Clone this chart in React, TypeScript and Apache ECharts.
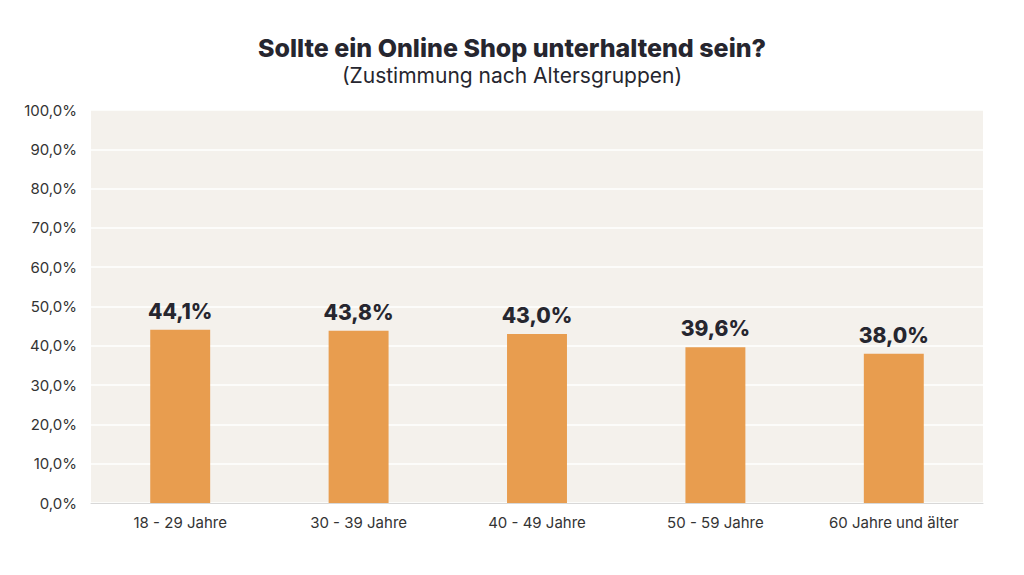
import React, { useEffect, useRef } from "react";
import * as echarts from "echarts";

const categories = ["18 - 29 Jahre", "30 - 39 Jahre", "40 - 49 Jahre", "50 - 59 Jahre", "60 Jahre und älter"];
const values = [44.1, 43.8, 43.0, 39.6, 38.0];
const titleText = "Sollte ein Online Shop unterhaltend sein?";
const subtitleText = "(Zustimmung nach Altersgruppen)";

const fmt = (v: number) => v.toFixed(1).replace(".", ",") + "%";

export default function App() {
  const ref = useRef<HTMLDivElement>(null);
  useEffect(() => {
    if (!ref.current) return;
    const chart = echarts.init(ref.current, undefined, { renderer: "svg" });
    chart.setOption({
      animation: false,
      backgroundColor: "#ffffff",
      textStyle: { fontFamily: "Inter, 'Noto Sans', sans-serif" },
      title: {
        text: titleText,
        subtext: subtitleText,
        left: "center",
        top: 30,
        itemGap: 5,
        textStyle: { fontSize: 25, fontWeight: 800, color: "#26262f", fontFamily: "Inter, sans-serif" },
        subtextStyle: { fontSize: 21, color: "#26262f", fontFamily: "Inter, sans-serif" },
      },
      grid: {
        left: 91,
        right: 41,
        top: 110,
        bottom: 72,
        show: true,
        backgroundColor: "#f4f1ec",
        borderWidth: 0,
      },
      xAxis: {
        type: "category",
        data: categories,
        axisLine: { show: true, lineStyle: { color: "#d8d8d8", width: 1 } },
        axisTick: { show: false },
        axisLabel: { color: "#333333", fontSize: 15, margin: 12 },
      },
      yAxis: {
        type: "value",
        min: 0,
        max: 100,
        interval: 10,
        axisLine: { show: false },
        axisTick: { show: false },
        splitLine: { show: true, lineStyle: { color: "#ffffff", width: 1.5 } },
        axisLabel: { color: "#333333", fontSize: 15, margin: 14, formatter: (v: number) => fmt(v) },
      },
      series: [
        {
          type: "bar",
          data: values,
          barWidth: "33.6%",
          itemStyle: { color: "#e89d4f" },
          label: {
            show: true,
            position: "top",
            distance: 8,
            formatter: (p: any) => fmt(p.value),
            fontSize: 21,
            fontWeight: 800,
            color: "#26262f",
          },
        },
      ],
    });
    return () => chart.dispose();
  }, []);
  return <div ref={ref} style={{ width: 1024, height: 575, position: "absolute", left: 0, top: 0 }} />;
}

◇ ◇ ◇ ◇

● Set problem: Every line in the data above that contains "React" needs to be copied.

● Solution for this exercise:
Clone this chart in React, TypeScript and Apache ECharts.
import React, { useEffect, useRef } from "react";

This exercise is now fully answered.